> [What you are asked to do]: Starting from the top of the material, restate each line exactly until the line that contains "anchor=base] (title) at", which is also copied. Pictures are excluded.

** START OF Records shown **

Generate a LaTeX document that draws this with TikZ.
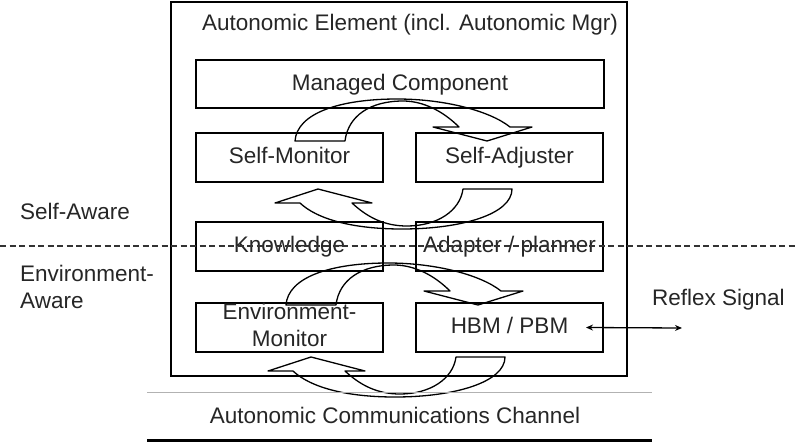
\documentclass[tikz,border=0pt]{standalone}
\usepackage{fontspec}
\setmainfont{Liberation Sans}
\usetikzlibrary{arrows.meta, positioning}

\begin{document}
\begin{tikzpicture}[
    x=1pt, y=-1pt,
    font=\fontsize{22.5}{27}\selectfont,
    box/.style={draw, line width=1.3pt, minimum width=187pt, minimum height=49pt,
                inner sep=0pt, outer sep=0pt, align=center, text=black!85,
                text height=16pt, text depth=4pt},
    frame/.style={draw, line width=1.5pt, inner sep=0pt, outer sep=0pt},
    tag/.style={text=black!85, inner sep=0pt, anchor=base west},
    bandline/.style={draw, line width=1.3pt, line join=round},
    sig/.style={{Stealth[length=7pt, width=6pt]}-{Stealth[length=7pt, width=6pt]}, line width=1.3pt},
    overarrow/.pic={
        \path[bandline] (0,0) .. controls (2,-28) and (45,-42) .. (102,-42)
            .. controls (150,-42) and (195,-30) .. (215,-14)
            -- (237,-14) -- (192,0) -- (138,-14) -- (164,-14)
            .. controls (148,-30) and (128,-40) .. (108,-40)
            .. controls (75,-40) and (53,-25) .. (50,0) -- cycle;
    },
    underarrow/.pic={
        \path[bandline] (0,0) .. controls (0,25) and (-50,40) .. (-110,40)
            .. controls (-160,40) and (-195,30) .. (-212,14)
            -- (-237,14) -- (-194,0) -- (-140,14) -- (-160,14)
            .. controls (-145,28) and (-128,37) .. (-105,37)
            .. controls (-75,37) and (-52,22) .. (-49,0) -- cycle;
    },
]
    \useasboundingbox (0,0) rectangle (798,442);

    %==================== autonomic element ====================
    \node[frame, minimum width=456pt, minimum height=374pt, anchor=north west] (element) at (171,2) {};
    \node[tag, anchor=base] (title) at (410,30) {Autonomic Element (incl. Autonomic Mgr)};

    %==================== boxes ====================
    \node[box, minimum width=408pt, minimum height=48pt, anchor=north west] (managed) at (196,60) {Managed Component};
    \node[box, below=25pt of managed.south west, anchor=north west] (selfmon) {Self-Monitor};
    \node[box, right=33pt of selfmon] (selfadj) {Self-Adjuster};
    \node[box, below=40pt of selfmon] (knowledge) {Knowledge};
    \node[box, right=33pt of knowledge] (adapter) {Adapter / planner};
    \node[box, below=32pt of knowledge, text height=42pt, text depth=4pt] (envmon) {Environment-\\Monitor};
    \node[box, right=33pt of envmon] (hbm) {HBM / PBM};

    %==================== curved loop arrows ====================
    \pic at (295,141) {overarrow};
    \pic at (512,189) {underarrow};
    \pic at (286,305) {overarrow};
    \pic at (505,357) {underarrow};

    %==================== awareness levels ====================
    \draw[line width=1.3pt, dash pattern=on 6pt off 3.5pt, black!80] (0,246) -- (798,246);
    \node[tag] (selfaware) at (20,219) {Self-Aware};
    \node[tag, align=left] (envaware) at (20,308) {Environment-\\Aware};

    %==================== reflex signal ====================
    \node[tag] (reflex) at (652,305) {Reflex Signal};
    \coordinate (reflexend) at (682,328);
    \draw[sig] ([xshift=-17pt]hbm.east) -- (reflexend);

    %==================== channel ====================
    \draw[line width=1pt, black!30] (147,392) -- (652,392);
    \node[tag, anchor=base] (channel) at (395,423) {Autonomic Communications Channel};
    \draw[line width=3pt] (147,440) -- (652,440);

\end{tikzpicture}
\end{document}
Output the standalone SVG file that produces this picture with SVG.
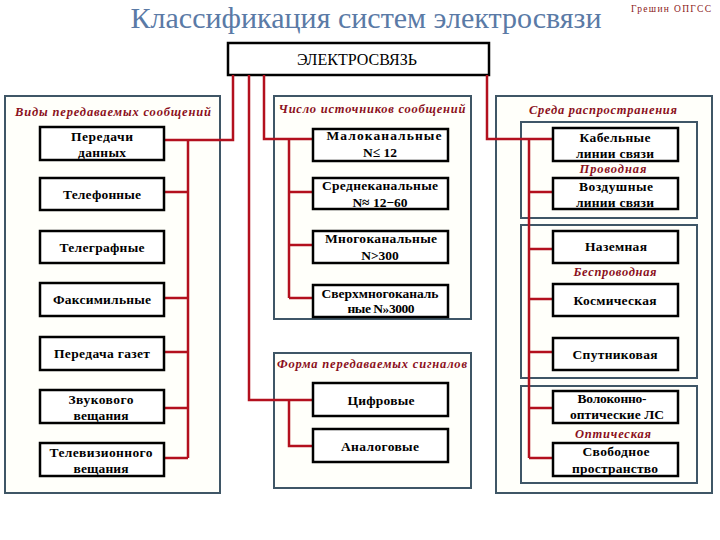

** END OF Records shown **

> [Answer below]:
Generate a LaTeX document that draws this with TikZ.
\documentclass[tikz,border=0pt]{standalone}
\usepackage{fontspec}
\setmainfont{Liberation Sans}
\usetikzlibrary{arrows.meta, positioning}

\begin{document}
\begin{tikzpicture}[
    x=1pt, y=-1pt,
    font=\fontsize{22.5}{27}\selectfont,
    box/.style={draw, line width=1.3pt, minimum width=187pt, minimum height=49pt,
                inner sep=0pt, outer sep=0pt, align=center, text=black!85,
                text height=16pt, text depth=4pt},
    frame/.style={draw, line width=1.5pt, inner sep=0pt, outer sep=0pt},
    tag/.style={text=black!85, inner sep=0pt, anchor=base west},
    bandline/.style={draw, line width=1.3pt, line join=round},
    sig/.style={{Stealth[length=7pt, width=6pt]}-{Stealth[length=7pt, width=6pt]}, line width=1.3pt},
    overarrow/.pic={
        \path[bandline] (0,0) .. controls (2,-28) and (45,-42) .. (102,-42)
            .. controls (150,-42) and (195,-30) .. (215,-14)
            -- (237,-14) -- (192,0) -- (138,-14) -- (164,-14)
            .. controls (148,-30) and (128,-40) .. (108,-40)
            .. controls (75,-40) and (53,-25) .. (50,0) -- cycle;
    },
    underarrow/.pic={
        \path[bandline] (0,0) .. controls (0,25) and (-50,40) .. (-110,40)
            .. controls (-160,40) and (-195,30) .. (-212,14)
            -- (-237,14) -- (-194,0) -- (-140,14) -- (-160,14)
            .. controls (-145,28) and (-128,37) .. (-105,37)
            .. controls (-75,37) and (-52,22) .. (-49,0) -- cycle;
    },
]
    \useasboundingbox (0,0) rectangle (798,442);

    %==================== autonomic element ====================
    \node[frame, minimum width=456pt, minimum height=374pt, anchor=north west] (element) at (171,2) {};
    \node[tag, anchor=base] (title) at (410,30) {Autonomic Element (incl. Autonomic Mgr)};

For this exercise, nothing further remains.